Tales from the New Asylum: Pulling Teeth
Tales from the New Asylum: Pulling Teeth
"To represent castration symbolically, the dream-work makes use of ... falling out of teeth..." 1
Oh, the shark, babe, has such teeth, dear
And it shows them, pearly white
Just a jackknife, has old MacHeath, babe
And he keeps it … out of sight. 2
Consider your pearly whites. You probably take 'em for granted anyway. When was the last time you flossed?
Now, imagine taking a pair of nail clippers in your hand. Lift them up to your grill. Open wide. Get a good purchase on that incisor. You're gonna need to clamp down hard. Harder still. Understand - it's not gonna come out in one easy pull. You're probably gonna have to rock it back and forth - loosen up the soil around the roots.
I need to be honest with you - there's gonna be some blood. Your fingers are probably gonna get slippery with it. Quick - dry 'em off and re-grip - let's not draw this out too long. The blood trickling down your chin and onto your shirt is gonna draw attention for sure, so focus on the goal. It's really loose now. . . almost there. . . one last tug. . .
Finally. You got it. How do ya feel? Any better? Hmm. Maybe just a bit, but you can't be too sure. After all, this is the third time you've been through this. And just like the last two times, the burning torment subsided for about half a day. And then - the return. Always the return. There must be something still in there, otherwise the pain would be gone.
The doctors don't believe you anymore, and this makes you feel hopeless. It's your pain! You're the one who can feel it, not them! But they say they've done everything - dental exams, bone extraction and debridement, prescription pain meds, mandibular nerve block injections, multiple MRIs. Nothing. But all that doesn't really matter, because you can definitely feel something. You're not making all this up. If you were going to make something up, you'd certainly choose a less excruciating condition.
No - you're sure. It started only a few weeks into your 25 year sentence. Oh yeah - your sentence. . . for rape. Let's not dwell on that okay? No need. It only brings back the shame. Deep shame. The look on your family's faces. They all know you were found GUILTY, and by implication, full of sin. That prosecutor - what did he call you? A "sadistic predator"? A "dangerous sexual deviant"? You had suspected for a long time that something was not quite right. But now you know - there is badness in you.
How did it get there? Maybe it has always been there, buried deep? Or maybe. . . maybe you let it in yourself? Yes. That seems plausible. Your mother and father are upstanding, God-fearing people. Innocent people. You alone have been found "Guilty," and you alone allowed the badness to take root in you.

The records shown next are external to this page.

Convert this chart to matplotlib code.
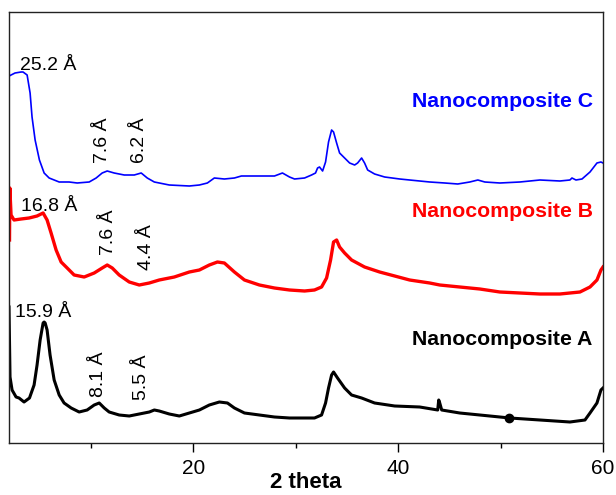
import matplotlib
matplotlib.use("Agg")
import matplotlib.pyplot as plt
from matplotlib.ticker import FixedLocator, NullFormatter

plt.rcParams['font.family'] = ['Liberation Sans', 'DejaVu Sans']

# XRD patterns (2 theta, intensity a.u. incl. offset)
c_theta = [2.00, 2.02, 2.20, 2.59, 3.18, 3.37, 3.77, 4.06, 4.25, 4.55, 4.97, 5.43,
           5.92, 6.90, 7.87, 8.66, 9.83, 10.51, 11.10, 11.59, 12.27, 13.25, 14.23,
           14.91, 15.50, 16.19, 17.65, 19.61, 20.59, 21.37, 22.05, 23.03, 24.01,
           24.69, 26.45, 27.92, 28.70, 29.39, 29.88, 30.86, 31.54, 31.93, 32.13,
           32.32, 32.62, 32.91, 33.20, 33.50, 33.69, 33.99, 34.28, 34.77, 35.26,
           35.75, 36.04, 36.43, 36.72, 37.02, 37.70, 38.68, 40.15, 41.12, 43.08,
           44.55, 45.82, 46.99, 47.78, 48.46, 49.93, 51.88, 53.84, 55.79, 56.77,
           56.97, 57.36, 57.95, 58.73, 59.41, 59.80, 60.00]
c_int = [388, 367, 368, 370, 371, 371, 368, 350, 326, 303, 283, 270,
         265, 261, 261, 260, 261, 265, 270, 272, 270, 268, 268,
         270, 265, 261, 258, 257, 258, 260, 265, 264, 265,
         267, 267, 267, 270, 266, 264, 265, 268, 270, 275,
         276, 272, 281, 301, 313, 311, 300, 290, 285, 280,
         278, 280, 285, 280, 273, 269, 266, 264, 263, 261,
         260, 259, 261, 263, 261, 260, 261, 263, 262, 263,
         265, 263, 264, 271, 280, 281, 280]

b_theta = [2.05, 2.08, 2.20, 2.49, 3.18, 3.96, 4.74, 5.33, 5.72, 6.11, 6.60, 7.09,
           7.68, 8.36, 9.34, 10.32, 11.10, 11.59, 12.08, 12.76, 13.74, 14.72,
           15.70, 16.67, 18.14, 19.61, 20.59, 21.56, 22.35, 23.03, 24.01, 24.99,
           26.45, 27.92, 29.39, 30.86, 31.83, 32.52, 33.01, 33.40, 33.69, 33.99,
           34.28, 34.77, 35.45, 36.72, 38.19, 39.66, 41.12, 43.08, 44.06, 46.01,
           47.97, 49.93, 51.88, 53.84, 55.79, 57.75, 58.73, 59.41, 59.80, 60.00]
b_int = [203, 255, 228, 223, 224, 225, 227, 230, 223, 210, 193, 181,
         175, 168, 166, 170, 175, 178, 175, 168, 161, 158,
         160, 163, 166, 171, 173, 178, 181, 180, 171, 163,
         158, 155, 153, 152, 153, 156, 165, 183, 201, 203,
         196, 190, 183, 176, 171, 167, 163, 160, 158, 156,
         154, 151, 150, 149, 149, 151, 156, 163, 173, 176]

a_theta = [2.00, 2.10, 2.30, 2.69, 2.98, 3.47, 4.00, 4.45, 4.74, 5.04, 5.33, 5.43,
           5.53, 5.72, 6.01, 6.41, 6.90, 7.38, 8.07, 8.85, 9.63, 10.32, 10.81,
           11.30, 11.78, 12.76, 13.74, 14.72, 15.70, 16.19, 16.67, 17.65, 18.63,
           19.61, 20.59, 21.56, 22.54, 23.33, 24.01, 24.99, 26.45, 27.92, 29.39,
           31.83, 32.52, 32.91, 33.20, 33.50, 33.69, 34.08, 34.77, 35.45, 36.43,
           37.70, 39.66, 42.10, 43.86, 43.96, 44.06, 44.25, 46.01, 47.97, 50.90,
           53.84, 56.77, 58.24, 58.73, 59.41, 59.80, 60.00]
a_int = [136, 66, 53, 46, 45, 41, 45, 58, 78, 103, 120, 121,
         120, 113, 88, 63, 48, 40, 35, 31, 33, 38, 40,
         35, 31, 28, 27, 29, 31, 33, 32, 29, 27,
         30, 33, 38, 41, 40, 35, 30, 28, 26, 25,
         25, 28, 40, 55, 68, 71, 65, 55, 48, 45,
         40, 37, 36, 33, 43, 40, 33, 30, 28, 25,
         23, 21, 23, 30, 40, 53, 55]

# stray marker on pattern A
dot_theta = [50.81]
dot_int = [25]

fig = plt.figure(figsize=(6.16, 4.95), dpi=100)
ax = fig.add_axes([9 / 616, 52 / 495, 594 / 616, 431 / 495])

ax.plot(c_theta, c_int, color='#0000ff', lw=1.2)
ax.plot(b_theta, b_int, color='#ff0000', lw=2.4, solid_joinstyle='round')
ax.plot(a_theta, a_int, color='black', lw=2.2, solid_joinstyle='round')
ax.plot(dot_theta, dot_int, 'o', color='black', ms=6)

ax.set_xlim(2, 60)
ax.set_ylim(0, 431)

# peak annotations
ann = dict(fontsize=14, color='black')
ax.text(3.08, 373, '25.2 Å', ha='left', va='baseline', **ann)
ax.text(11.1, 280, '7.6 Å', rotation=90, ha='center', va='bottom', **ann)
ax.text(14.75, 280, '6.2 Å', rotation=90, ha='center', va='bottom', **ann)
ax.text(3.2, 232, '16.8 Å', ha='left', va='baseline', **ann)
ax.text(11.7, 188, '7.6 Å', rotation=90, ha='center', va='bottom', **ann)
ax.text(15.4, 173, '4.4 Å', rotation=90, ha='center', va='bottom', **ann)
ax.text(2.55, 126, '15.9 Å', ha='left', va='baseline', **ann)
ax.text(10.75, 46, '8.1 Å', rotation=90, ha='center', va='bottom', **ann)
ax.text(14.9, 43, '5.5 Å', rotation=90, ha='center', va='bottom', **ann)

# series labels
lab = dict(fontsize=15.3, fontweight='bold', ha='right', va='baseline')
ax.text(59.0, 336, 'Nanocomposite C', color='#0000ff', **lab)
ax.text(59.0, 226, 'Nanocomposite B', color='#ff0000', **lab)
ax.text(59.0, 98, 'Nanocomposite A', color='black', **lab)

ax.xaxis.set_major_locator(FixedLocator([20, 40, 60]))
ax.xaxis.set_minor_locator(FixedLocator([10, 30, 50]))
ax.xaxis.set_minor_formatter(NullFormatter())
ax.tick_params(axis='x', which='major', direction='out', length=6.5, width=1, labelsize=15, pad=5)
ax.tick_params(axis='x', which='minor', direction='out', length=3.5, width=1)
ax.set_yticks([])
for s in ax.spines.values():
    s.set_linewidth(1.0)
    s.set_color('#222222')

ax.set_xlabel('2 theta', fontsize=16, fontweight='bold')
ax.xaxis.set_label_coords(0.5, -0.068)

fig.savefig('out.png', dpi=100)
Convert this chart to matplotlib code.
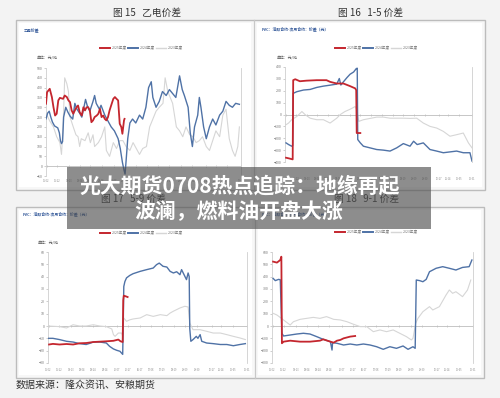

What is this doctor saying? Why does she ask about your "feelings" and your crime? The problem is your pain - in your teeth! Although it seems drastic, you would rather have all your teeth removed than go on experiencing this kind of pain. Will you ever be able to forgive yourself? Well, you think your mother has forgiven you, but she would say that anyway. Oh, but you didn't really answer the question did you? The doctor still wants to know. . . will there come a time when you can forgive yourself? This irritates you a bit. Why should that matter? It's so clear - badness is embedded in you. You have, and can still, hurt people. Forgive yourself? What's the point? Plus your teeth are really starting to hurt now.
The doctor says something about "non-forgiveness. . . causing problems to go on and on, sort of like your tooth pain has gone on." And on. The doctor tells you that there's good news and bad news. You know which you want first. So does she.
The bad news is that your pain isn't going to go away all at once. It may take a while, and you may have to live with some amount of pain. The good news... (you just had an intense flash of pain) is that she does have a plan she thinks will lower your pain. And it doesn't require removing any more teeth. You're not completely sold on this, but you're willing to try the medication she recommends. Are you willing to also meet with her and maybe talk? About feeling like a "bad person"? You're more interested in the medication, but you agree anyway.
Mostly because she is taking your pain seriously.
1. Freud S. The Interpretation of Dreams. In: Strachey J, ed. The Standard Edition of the Complete Psychological Works of Sigmund Freud, Volume V. London: The Hogarth Press, 1953; p. 357.